Pottery-industry museum in Stoke-on-Trent, England

The Spode Museum is based in Stoke-on-Trent, England, where Josiah Spode, known for his role in the Industrial Revolution, established his pottery business in 1774. The Spode Museum collection includes a ceramics collection representing 200 years of Spode manufacture, ranging from spectacular pieces made for Royalty, the Great Exhibitions and the very rich to simple domestic wares.

==History==
Spode's achievements include the formulation of Bone China, which became the standard for all English chinawares, and the development and perfection of underglaze transfer printing on earthenwares, which enabled mass-production of attractively decorated ceramic items on a scale never previously achieved. By the early 1820s, his factory, now managed by his son Josiah Spode II and his business partner William Copeland, had become the largest in Stoke, employing some 2,000 workers and boasting 22 bottle ovens.

Spode's factory was in continuous production from 1774 to 2008, when it finally closed (although the brand was subsequently purchased by Portmeirion, who continue to make Spode branded wares at their own factory in Stoke). The Spode factory occupied some 90 buildings on a 9 acre site and such was the amount of space available that over the years many thousands of items that might otherwise have been thrown out were simply put into store. Consequently, over the two centuries when the factory was operational, a massive quantity of papers and objects was accumulated.

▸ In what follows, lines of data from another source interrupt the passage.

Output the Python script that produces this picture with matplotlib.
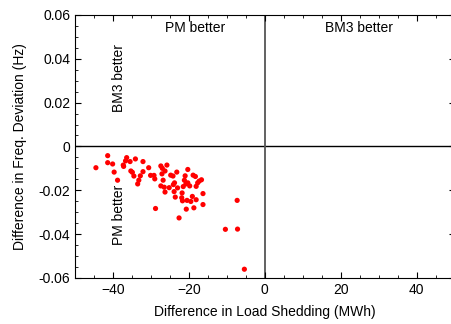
import matplotlib
matplotlib.use('Agg')
import matplotlib.pyplot as plt
import numpy as np
from matplotlib.ticker import MultipleLocator

plt.rcParams['font.family'] = ['Liberation Sans', 'DejaVu Sans']

# difference in load shedding (MWh) and difference in freq. deviation (Hz)
shed_diff = [-44.5, -41.4, -41.4, -40.1, -39.7, -38.8, -37.2, -37.3, -36.7, -36.4,
             -35.5, -35.3, -34.9, -34.5, -34.1, -33.5, -33.2, -32.8, -32.1, -32.1,
             -30.6, -30.1, -29.2, -29.0, -28.8, -27.4, -27.1, -27.4, -27.0, -26.8,
             -26.5, -26.3, -26.3, -25.8, -25.2, -24.8, -24.2, -24.1, -23.9, -23.8,
             -23.6, -23.2, -23.0, -22.6, -21.9, -21.8, -21.7, -21.5, -21.2, -21.0,
             -20.8, -20.7, -20.5, -20.3, -20.3, -19.8, -19.5, -19.1, -18.9, -18.7,
             -18.3, -18.1, -18.1, -17.7, -17.3, -16.7, -16.3, -16.3, -10.4, -7.3,
             -7.2, -5.4]
freq_diff = [-0.0097, -0.0042, -0.0074, -0.0080, -0.0117, -0.0154, -0.0091, -0.0085, -0.0066, -0.0051,
             -0.0069, -0.0112, -0.0118, -0.0135, -0.0057, -0.0171, -0.0154, -0.0134, -0.0069, -0.0115,
             -0.0097, -0.0132, -0.0132, -0.0148, -0.0283, -0.0089, -0.0125, -0.0180, -0.0100, -0.0154,
             -0.0186, -0.0208, -0.0112, -0.0085, -0.0188, -0.0131, -0.0135, -0.0174, -0.0206, -0.0166,
             -0.0231, -0.0117, -0.0189, -0.0326, -0.0234, -0.0212, -0.0248, -0.0183, -0.0154, -0.0134,
             -0.0171, -0.0286, -0.0246, -0.0105, -0.0166, -0.0180, -0.0251, -0.0228, -0.0131, -0.0280,
             -0.0137, -0.0243, -0.0182, -0.0166, -0.0158, -0.0152, -0.0215, -0.0265, -0.0378, -0.0246,
             -0.0377, -0.0560]

fig = plt.figure(figsize=(4.52, 3.24), dpi=100)
ax = fig.add_axes([0.166, 0.142, 0.840, 0.812])
# the original is cropped just before its right spine
ax.spines['right'].set_visible(False)

ax.axhline(0, color='black', linewidth=1.0, zorder=1)
ax.axvline(0, color='#555555', linewidth=1.3, zorder=1)
ax.scatter(shed_diff, freq_diff, s=14, color='red', edgecolors='none', zorder=3)

ax.text(-18.3, 0.054, 'PM better', ha='center', va='center', fontsize=10)
ax.text(24.7, 0.054, 'BM3 better', ha='center', va='center', fontsize=10)
ax.text(-38.5, 0.031, 'BM3 better', ha='center', va='center', rotation=90, fontsize=10)
ax.text(-38.5, -0.031, 'PM better', ha='center', va='center', rotation=90, fontsize=10)

ax.set_xlim(-50, 50)
ax.set_ylim(-0.06, 0.06)
ax.xaxis.set_major_locator(MultipleLocator(20))
ax.xaxis.set_minor_locator(MultipleLocator(5))
ax.yaxis.set_minor_locator(MultipleLocator(0.005))
ax.set_yticks([-0.06, -0.04, -0.02, 0, 0.02, 0.04, 0.06])
ax.set_yticklabels(['-0.06', '-0.04', '-0.02', '0', '0.02', '0.04', '0.06'])
ax.tick_params(which='both', direction='in', top=True, right=True, labelsize=10)
ax.tick_params(which='major', length=4)
ax.tick_params(which='minor', length=2)

ax.set_xlabel('Difference in Load Shedding (MWh)', fontsize=10, labelpad=6)
ax.set_ylabel('Difference in Freq. Deviation (Hz)', fontsize=10, labelpad=8)

fig.savefig('out.png', dpi=100)
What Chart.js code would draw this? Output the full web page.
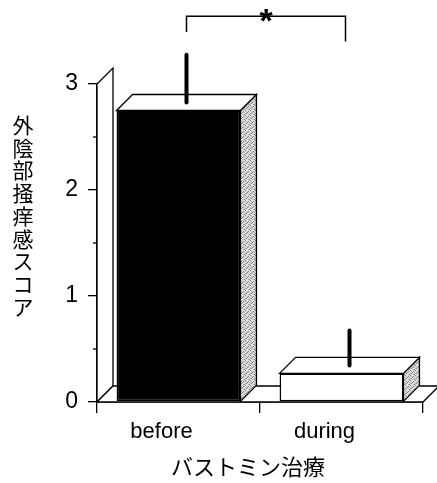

In 1987 the Spode company, recognising the importance and uniqueness of its archive and collection, established the Spode Museum Trust, an independent charitable body, to take over the entire collection. This step was taken to protect the collection in perpetuity irrespective of whatever economic misfortunes the Spode company might suffer in the future.

In April 2018, the museum was hit by a car damaging items in the museum shop. In 2022, the museum hosted an exhibition of art made from the damaged items.

==Collection==
This collection is recognised as the largest and most wide-ranging single collection of Spode wares in the world. It also includes a "paper" archive of some ¼ million documents and early photographs, of which the most important are the 70,000 hand-painted watercolour images of every pattern produced since around 1800. In addition, some 25,000 engraved copper plates, used as the basis for printed wares, dating back from the 1790s and recognised to be the largest collection of its type in the world. There is also a collection of antique potters' tools and machinery, some dating back before 1800.

Since 2008, most of the collection has been in storage, but with the support of the Heritage Lottery Fund, in 2012 the Spode Museum Trust opened the Spode Works Visitor Centre in part of the historic Spode factory.